Since graduating, Khonikboyeva spent eight years working at USAID, doing the same work she said people did for her as a child living through war. Following four years at the Aga Khan Foundation, where Khonikboyeva developed communications and policy strategy for countries in conflict, she was appointed Senior Advisor, Policy, Planning and Learning for USAID under the Biden-Harris Administration in February 2021.

“We are thrilled, but not surprised, to see Dilafruz getting the recognition she deserves,” said Carter School associate professor Terrence Lyons. “Her appointment will allow her commitment to social justice and her understanding of how transnational processes of advocacy and development shape policy at the highest levels to make a lasting difference.”

“This is about giving back to this country that means so much to me, and as a Muslim immigrant woman, it’s important to show that there is a space for us in leadership,” Khonikboyeva said.

She said her new position calls on her to coordinate with global partners, including the United Nations, in support of the Biden-Harris priorities. At the same time, she is focusing on climate change at the intersection of diversity and inclusion, looking at issues around environmental justice, and ensuring diverse voices, including indigenous populations and racial and ethnic minorities, have a place at the table.

Diverse representation is critical, she said, as multiple perspectives help strengthen the nation.

The skills she learned at Mason also come in handy.

“Conflict resolution helps you at the interpersonal, organizational, and certainly for my career, at the international level,” Khonikboyeva said. “The need for the Carter School grows with every single moment and every single year.”
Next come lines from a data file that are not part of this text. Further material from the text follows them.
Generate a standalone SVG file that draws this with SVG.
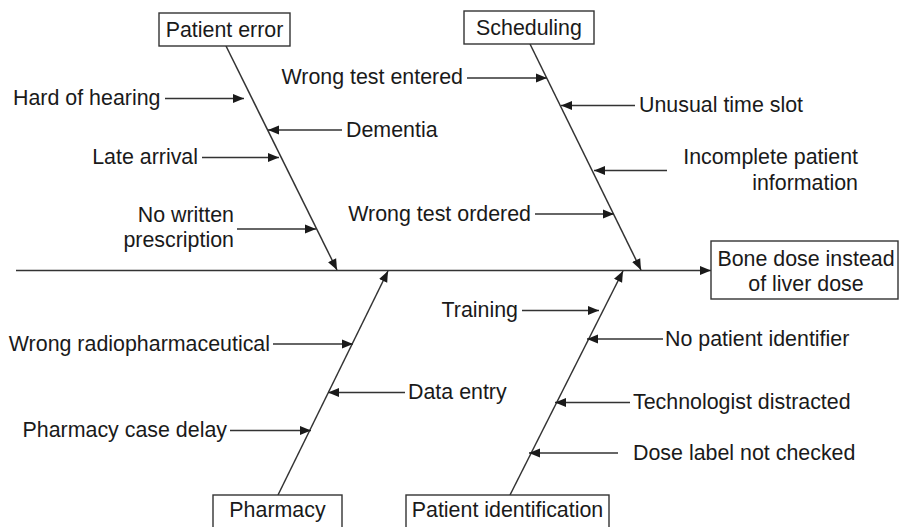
<svg xmlns="http://www.w3.org/2000/svg" width="899" height="527" viewBox="0 0 899 527">
<style>
text{font-family:"Liberation Sans",Arial,sans-serif;font-size:21.4px;fill:#1a1a1a}
.box{fill:#fff;stroke:#333;stroke-width:1.4}
.ln{stroke:#333;stroke-width:1.5;fill:none}
.ar{stroke:#333;stroke-width:1.5;fill:none;marker-end:url(#ah)}
.m{text-anchor:middle}
.e{text-anchor:end}
</style>
<defs>
<marker id="ah" markerUnits="userSpaceOnUse" markerWidth="12" markerHeight="10" refX="11" refY="5" orient="auto">
<path d="M0,0.5 L11,5 L0,9.5 z" fill="#1a1a1a"/>
</marker>
</defs>
<rect width="899" height="527" fill="#fff"/>
<g id="connectors">
<line class="ar" x1="16" y1="270.5" x2="711" y2="270.5"/>
<line class="ar" x1="226" y1="46" x2="337" y2="270"/>
<line class="ar" x1="530" y1="44" x2="641" y2="270"/>
<line class="ar" x1="278" y1="495" x2="388" y2="271"/>
<line class="ar" x1="510" y1="495" x2="623" y2="271"/>
<line class="ar" x1="165" y1="98.5" x2="244" y2="98.5"/>
<line class="ar" x1="342" y1="130" x2="268" y2="130"/>
<line class="ar" x1="202" y1="157.5" x2="279" y2="157.5"/>
<line class="ar" x1="237" y1="229" x2="316" y2="229"/>
<line class="ar" x1="467" y1="78" x2="547" y2="78"/>
<line class="ar" x1="635" y1="105.5" x2="561" y2="105.5"/>
<line class="ar" x1="667" y1="170.5" x2="594" y2="170.5"/>
<line class="ar" x1="535" y1="214" x2="614" y2="214"/>
<line class="ar" x1="273" y1="344" x2="353" y2="344"/>
<line class="ar" x1="405" y1="392.5" x2="328" y2="392.5"/>
<line class="ar" x1="230" y1="430.5" x2="311" y2="430.5"/>
<line class="ar" x1="522" y1="310.5" x2="599" y2="310.5"/>
<line class="ar" x1="663" y1="339" x2="587" y2="339"/>
<line class="ar" x1="630" y1="402.5" x2="555" y2="402.5"/>
<line class="ar" x1="618" y1="453" x2="529" y2="453"/>
</g>
<g id="effect">
<rect class="box" x="711" y="241" width="187" height="58"/>
<text class="m" x="806" y="266">Bone dose instead</text>
<text class="m" x="806" y="291">of liver dose</text>
</g>
<g id="patient-error">
<rect class="box" x="159" y="13" width="131" height="33"/>
<text class="m" x="224.5" y="37">Patient error</text>
</g>
<g id="scheduling">
<rect class="box" x="464" y="11" width="130" height="33"/>
<text class="m" x="529" y="35">Scheduling</text>
</g>
<g id="pharmacy">
<rect class="box" x="213" y="495" width="129" height="45"/>
<text class="m" x="277.5" y="517">Pharmacy</text>
</g>
<g id="patient-identification">
<rect class="box" x="406" y="495" width="203" height="45"/>
<text class="m" x="507.5" y="517">Patient identification</text>
</g>
<g id="causes">
<text x="13" y="105">Hard of hearing</text>
<text x="346" y="137">Dementia</text>
<text class="e" x="198" y="164">Late arrival</text>
<text class="e" x="234" y="222">No written</text>
<text class="e" x="234" y="247">prescription</text>
<text class="e" x="463" y="84">Wrong test entered</text>
<text x="639" y="112">Unusual time slot</text>
<text class="e" x="858" y="164">Incomplete patient</text>
<text class="e" x="858" y="190">information</text>
<text class="e" x="531" y="221">Wrong test ordered</text>
<text class="e" x="270" y="351">Wrong radiopharmaceutical</text>
<text x="408" y="399">Data entry</text>
<text class="e" x="227" y="437">Pharmacy case delay</text>
<text class="e" x="518" y="317">Training</text>
<text x="665" y="346">No patient identifier</text>
<text x="633" y="409">Technologist distracted</text>
<text x="633" y="460">Dose label not checked</text>
</g>
</svg>
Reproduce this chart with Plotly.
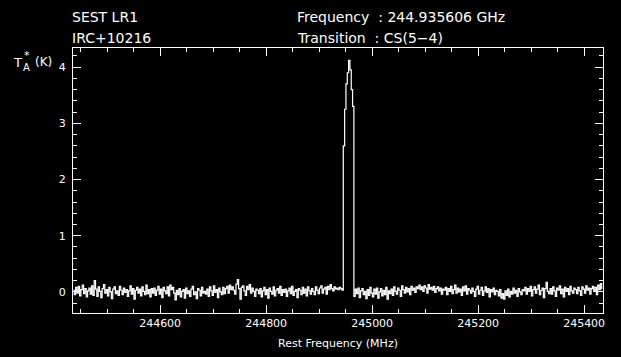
import plotly.graph_objects as go

# ---- data ----
f_start = 244435.606      # MHz, left edge of first channel
chan_width = 2.5          # MHz per channel
header_left = ["SEST LR1", "IRC+10216"]
header_right = ["Frequency  : 244.935606 GHz", "Transition  : CS(5\u22124)"]
x_title = "Rest Frequency (MHz)"
x_tickvals = [244600, 244800, 245000, 245200, 245400]
y_tickvals = [0, 1, 2, 3, 4]

t_a = [
    0.03,-0.05,0.08,-0.02,0.10,-0.07,0.04,0.12,-0.03,0.06,-0.09,0.02,0.07,-0.04,0.11,-0.06,0.20,0.05,-0.08,0.09,
    0.01,-0.10,0.06,0.13,-0.02,0.04,-0.07,0.08,0.00,-0.12,0.05,0.09,-0.03,0.02,-0.06,0.10,0.03,-0.05,0.07,-0.01,
    0.04,-0.08,0.02,0.11,-0.04,0.06,-0.13,0.03,0.08,-0.02,0.05,-0.07,0.09,0.01,-0.05,0.12,-0.03,0.04,-0.09,0.06,
    -0.02,0.07,-0.06,0.03,0.10,-0.04,0.05,-0.10,0.08,0.02,-0.03,0.09,-0.07,0.12,0.04,0.08,-0.02,-0.14,0.03,-0.05,
    0.06,-0.09,0.01,0.04,-0.11,0.07,-0.03,0.02,-0.08,0.05,0.10,-0.05,0.00,-0.12,0.06,0.03,-0.07,0.08,-0.02,0.01,
    -0.04,0.05,-0.08,0.09,0.02,-0.06,0.11,-0.01,0.04,-0.10,0.07,0.00,-0.05,0.08,-0.03,0.06,0.10,-0.02,0.12,0.04,
    0.09,0.03,-0.04,0.14,0.22,0.06,-0.13,0.08,0.11,0.02,-0.06,0.10,0.04,0.13,-0.02,0.07,0.01,-0.08,0.05,0.03,
    -0.03,0.06,-0.09,0.02,0.08,-0.05,0.04,-0.11,0.07,0.01,-0.04,0.09,-0.07,0.03,0.06,-0.02,0.10,-0.06,0.04,-0.01,
    0.05,-0.08,0.02,0.07,-0.03,0.10,-0.06,0.01,0.04,-0.10,0.06,0.03,-0.05,0.08,-0.02,0.05,-0.07,0.09,0.02,-0.04,
    0.06,0.01,-0.05,0.09,0.03,-0.03,0.07,0.11,-0.02,0.05,0.08,-0.04,0.10,0.04,0.13,0.06,0.02,0.09,0.05,0.07,
    0.04,0.08,0.06,0.03,2.60,3.25,3.70,3.90,4.12,3.95,3.60,3.30,-0.08,0.05,-0.03,0.07,-0.10,0.02,0.06,-0.05,
    0.01,-0.12,0.04,-0.06,0.08,-0.02,-0.09,0.05,-0.04,0.07,-0.11,0.00,0.06,-0.07,0.03,-0.05,0.08,-0.13,0.02,-0.03,
    0.05,-0.06,0.09,0.01,-0.04,0.07,0.03,-0.08,0.11,0.04,-0.02,0.08,0.00,0.06,-0.05,0.10,0.03,0.07,-0.01,0.09,
    0.06,0.12,0.04,0.09,0.01,0.11,0.07,-0.02,0.13,0.05,0.08,0.03,0.10,-0.01,0.06,0.09,0.02,0.07,-0.04,0.05,
    0.03,0.08,-0.05,0.06,0.01,0.10,-0.03,0.04,0.12,-0.02,0.07,0.00,0.05,-0.06,0.09,0.02,0.11,-0.04,0.06,0.03,
    -0.02,0.07,0.01,-0.08,0.05,0.10,-0.04,0.03,0.08,-0.06,0.02,0.09,-0.01,0.06,-0.09,0.04,0.00,0.07,-0.05,0.03,
    0.01,-0.07,0.04,-0.11,-0.03,-0.13,0.02,-0.06,0.05,-0.09,0.01,-0.04,0.07,-0.02,0.03,-0.08,0.06,0.00,-0.05,0.04,
    0.02,0.08,-0.04,0.06,0.01,0.10,-0.07,0.04,0.09,-0.02,0.05,0.12,-0.05,0.03,0.07,-0.10,0.06,0.17,0.01,-0.03,
    0.06,-0.04,0.09,0.02,-0.08,0.07,0.03,0.11,-0.03,0.05,-0.09,0.08,0.01,0.06,-0.05,0.10,0.02,-0.02,0.07,0.04,
    -0.03,0.08,0.02,-0.06,0.09,0.05,-0.02,0.11,0.03,0.07,-0.04,0.06,0.10,0.01,0.08,-0.05,0.12,0.04,0.15,0.06,
]
freq = [f_start + chan_width * (i + 0.5) for i in range(len(t_a))]

# ---- layout geometry ----
W, H = 621, 357
L, R, T, B = 73, 18, 48, 44
PW, PH = W - L - R, H - T - B

def px(x):
    return (x - L) / PW

def py(y):
    return (H - B - y) / PH

FONT = "DejaVu Sans"
WHITE = "white"

fig = go.Figure()
fig.add_trace(go.Scatter(x=freq, y=t_a, mode="lines",
                         line=dict(color=WHITE, width=1.2, shape="hvh"),
                         hoverinfo="skip", showlegend=False))

axis_common = dict(showgrid=False, zeroline=False, showline=True, linecolor=WHITE,
                   linewidth=1, mirror="allticks", ticks="inside", ticklen=8,
                   tickwidth=1, tickcolor=WHITE, automargin=False,
                   tickfont=dict(family=FONT, size=11, color=WHITE))

fig.update_xaxes(range=[f_start, f_start + chan_width * len(t_a)],
                 tickvals=x_tickvals, tickformat="d",
                 minor=dict(dtick=50, tick0=0, ticks="inside", ticklen=4,
                            tickcolor=WHITE, tickwidth=1, showgrid=False),
                 title=dict(text=x_title, font=dict(family=FONT, size=11, color=WHITE),
                            standoff=10),
                 **axis_common)
fig.update_yaxes(range=[-0.375, 4.34], tickvals=y_tickvals,
                 minor=dict(dtick=0.2, tick0=0, ticks="inside", ticklen=4,
                            tickcolor=WHITE, tickwidth=1, showgrid=False),
                 ticklabelstandoff=4,
                 **axis_common)

ann = []
def text(x, y, s, size=14, anchor="left"):
    ann.append(dict(x=px(x), y=py(y), xref="paper", yref="paper", text=s,
                    showarrow=False, xanchor=anchor, yanchor="middle",
                    font=dict(family=FONT, size=size, color=WHITE)))

text(70, 17, header_left[0])
text(70, 38, header_left[1])
text(295, 17, header_right[0])
text(295, 38, header_right[1])
# y-axis label T*_A (K)
text(11, 62, "T", size=13)
text(22, 55, "*", size=11)
text(21, 67, "A", size=10)
text(33, 62, "(K)", size=12)

fig.update_layout(width=W, height=H, margin=dict(l=L, r=R, t=T, b=B),
                  paper_bgcolor="black", plot_bgcolor="black",
                  annotations=ann, showlegend=False)

fig.write_html("out.html", config={"displayModeBar": False},
               post_script="document.body.style.margin='0';"
                           "document.body.style.background='black';"
                           "document.body.style.overflow='hidden';")
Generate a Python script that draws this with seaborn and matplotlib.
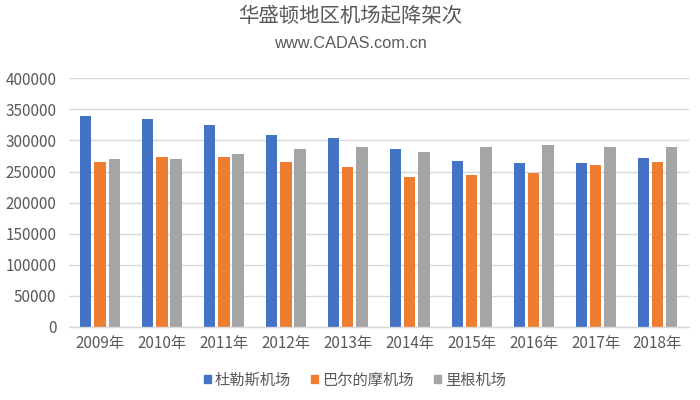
import matplotlib
matplotlib.use("Agg")
import matplotlib.pyplot as plt
import seaborn as sns
import pandas as pd
from matplotlib.patches import Patch

years = ["2009年", "2010年", "2011年", "2012年", "2013年", "2014年", "2015年", "2016年", "2017年", "2018年"]
series_names = ["杜勒斯机场", "巴尔的摩机场", "里根机场"]
dulles = [339000, 334000, 325000, 309000, 304000, 286000, 267000, 263000, 263000, 272000]
baltimore = [266000, 274000, 274000, 266000, 258000, 242000, 244000, 247000, 260000, 266000]
reagan = [270000, 270000, 279000, 286000, 290000, 281000, 290000, 293000, 290000, 290000]
colors = ["#4472C4", "#ED7D31", "#A5A5A5"]
y_ticks = [0, 50000, 100000, 150000, 200000, 250000, 300000, 350000, 400000]

rows = []
for name, vals in zip(series_names, [dulles, baltimore, reagan]):
    for y, v in zip(years, vals):
        rows.append({"year": y, "airport": name, "flights": v})
df = pd.DataFrame(rows)

sns.set_theme(style="white")
plt.rcParams["font.family"] = ["Noto Sans CJK SC", "DejaVu Sans"]
text_color = "#595959"

fig = plt.figure(figsize=(7, 4), dpi=100)
ax = fig.add_axes([0.0986, 0.183, 0.885, 0.621])

sns.barplot(data=df, x="year", y="flights", hue="airport", order=years,
            hue_order=series_names, palette=colors, width=0.69, gap=0.2,
            saturation=1, linewidth=0, ax=ax, legend=False, errorbar=None)

ax.set_ylim(0, 400000)
ax.set_yticks(y_ticks)
ax.set_yticklabels([str(t) for t in y_ticks])
ax.set_xlim(-0.5, len(years) - 0.5)
ax.set_xlabel("")
ax.set_ylabel("")
ax.yaxis.grid(True, color="#D9D9D9", linewidth=1)
ax.set_axisbelow(True)
for s in ["left", "right", "top"]:
    ax.spines[s].set_visible(False)
ax.spines["bottom"].set_color("#D9D9D9")
ax.spines["bottom"].set_linewidth(1)
ax.tick_params(axis="both", length=0, colors=text_color, labelsize=11)
ax.tick_params(axis="y", pad=9)
ax.tick_params(axis="x", pad=6)

fig.text(0.5, 0.96, "华盛顿地区机场起降架次", ha="center", va="center",
         fontsize=14.7, color=text_color)
fig.text(0.5, 0.891, "www.CADAS.com.cn", ha="center", va="center",
         fontsize=11.8, color=text_color, family=["Liberation Sans", "DejaVu Sans"])

handles = [Patch(facecolor=c, edgecolor=c) for c in colors]
leg = fig.legend(handles, series_names, loc="center", bbox_to_anchor=(0.507, 0.05),
                 ncol=3, frameon=False, fontsize=11, handlelength=0.45, handleheight=0.45,
                 handletextpad=0.28, columnspacing=1.3)
for t in leg.get_texts():
    t.set_color(text_color)

fig.savefig("out.png", dpi=100)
Khonikboyeva’s story was also chronicled by former President George W. Bush in his book, “Out of Many, One: Portraits of America’s Immigrants,” which was released in April.

Each chapter opens with an oil portrait of one of the immigrants, painted by President Bush. The chapters are written from his perspective, telling the inspiring stories of immigrants, and their contributions to America, Khonikboyeva said.

The portraits and stories are on display at the George W. Bush Presidential Center in Dallas, Texas through Jan. 3, 2022.

The book’s potential impact is what excites Khonikboyeva most.

“I’m deeply touched by this book,” she said. “It doesn’t try to hide how difficult it is to immigrate, how difficult it is to build back up from absolutely nothing.”

“It’s a celebration of that hard work and it doesn’t feed into partisan politics,” she said. “It’s very much a celebration of people and immigrants who are critical to making this country succeed.”